The laboratory is also more than the setting for synthesis. By viewing it as a key ingredient of the material culture of synthetic chemistry, along with Jackson's conscious bias towards practice, new landmarks in the history of chemistry arise. New lampworked glassware enabled chemists to produce and modify new and cheaper instruments from the 1830s, decentring Paris as the hub of chemical research, and the subsequent professionalization of glassblowing led to standardized tools and results. Finally, changes to the laboratory landscape itself proliferated, as dangerous glass-encased experiments led to new hazards for chemists in the second half of the nineteenth century.

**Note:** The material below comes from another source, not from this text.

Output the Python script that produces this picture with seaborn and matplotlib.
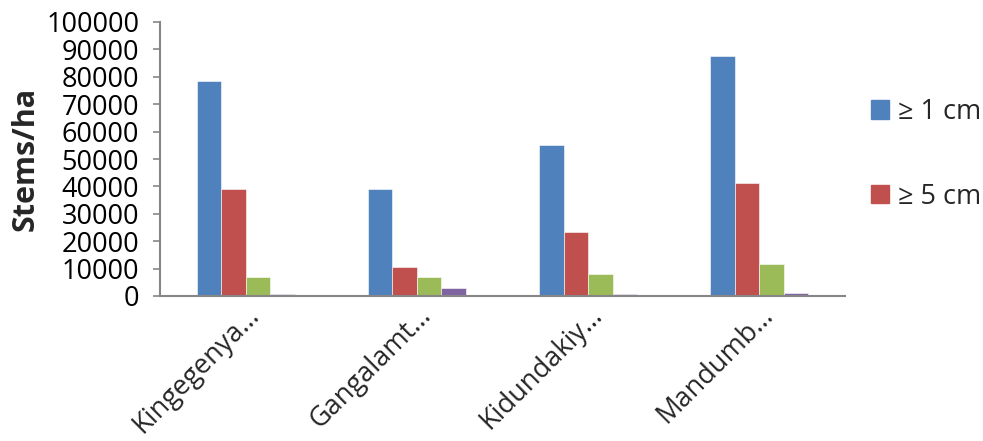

To anchor this new practice-oriented history of chemistry, Jackson uses episodes in the history of natural alkaloids: organic alkaline substances that are physiologically active, such as quinine, morphine and strychnine. The book comprises three parts, each of three chapters, which chronologically follow the careers of the German organic chemists and their work on alkaloids: Justus Liebig, August Wilhelm Hofmann, and Albert Ladenburg. Though narrow in its molecular focus, this exposition provides a broad, constellation-style analysis of Liebig's organic analyses of morphine in the 1830s, Hofmann's ammonia type and his turn to synthesis in the decades that followed, and Ladenburg's first total synthesis of coniine in the 1880s. By utilizing a broad array of sources, Jackson makes the new practical capabilities, standards and infrastructures of experimentation in organic chemistry apparent.
Molecular World's accessibility is a testament to Jackson's adept management of a diverse academic audience. Historians of chemistry who are already well acquainted with Liebig and Hoffman will enjoy Jackson's new analysis of Liebig's research school and each chemist's personal ambitions, and the chapters on the relatively unexplored Ladenburg will also be of particular interest. And though a high level of technical knowledge is required to fully engage with Chapters 1, 5, 6, and 9, Jackson provides balance with the well-rounded non-technical chapters that any non-chemists can fully enjoy. Philosophers of scientific practice will also find Jackson's work an exemplary case study due to the level of detail in which she reconstructs daily laboratory practice. Whilst readers will gain the most from this richly researched book in its entirety, it is possible to enjoy sections of the book on their own, with many chapters forming stand-alone novel contributions to the history of chemistry.
Jackson's Molecular World forms a significant contribution to both the history and historiography of chemistry. Jackson offers a nuanced understanding of how practice fundamentally shaped modern chemistry, and historians, philosophers and chemists have much to gain from reading it. By exploring how nineteenth-century chemists approached their chemistry, Jackson demonstrates the benefits of going back to the (historical) bench and challenging our everyday scientific definitions, and the surprising consequences of doing so.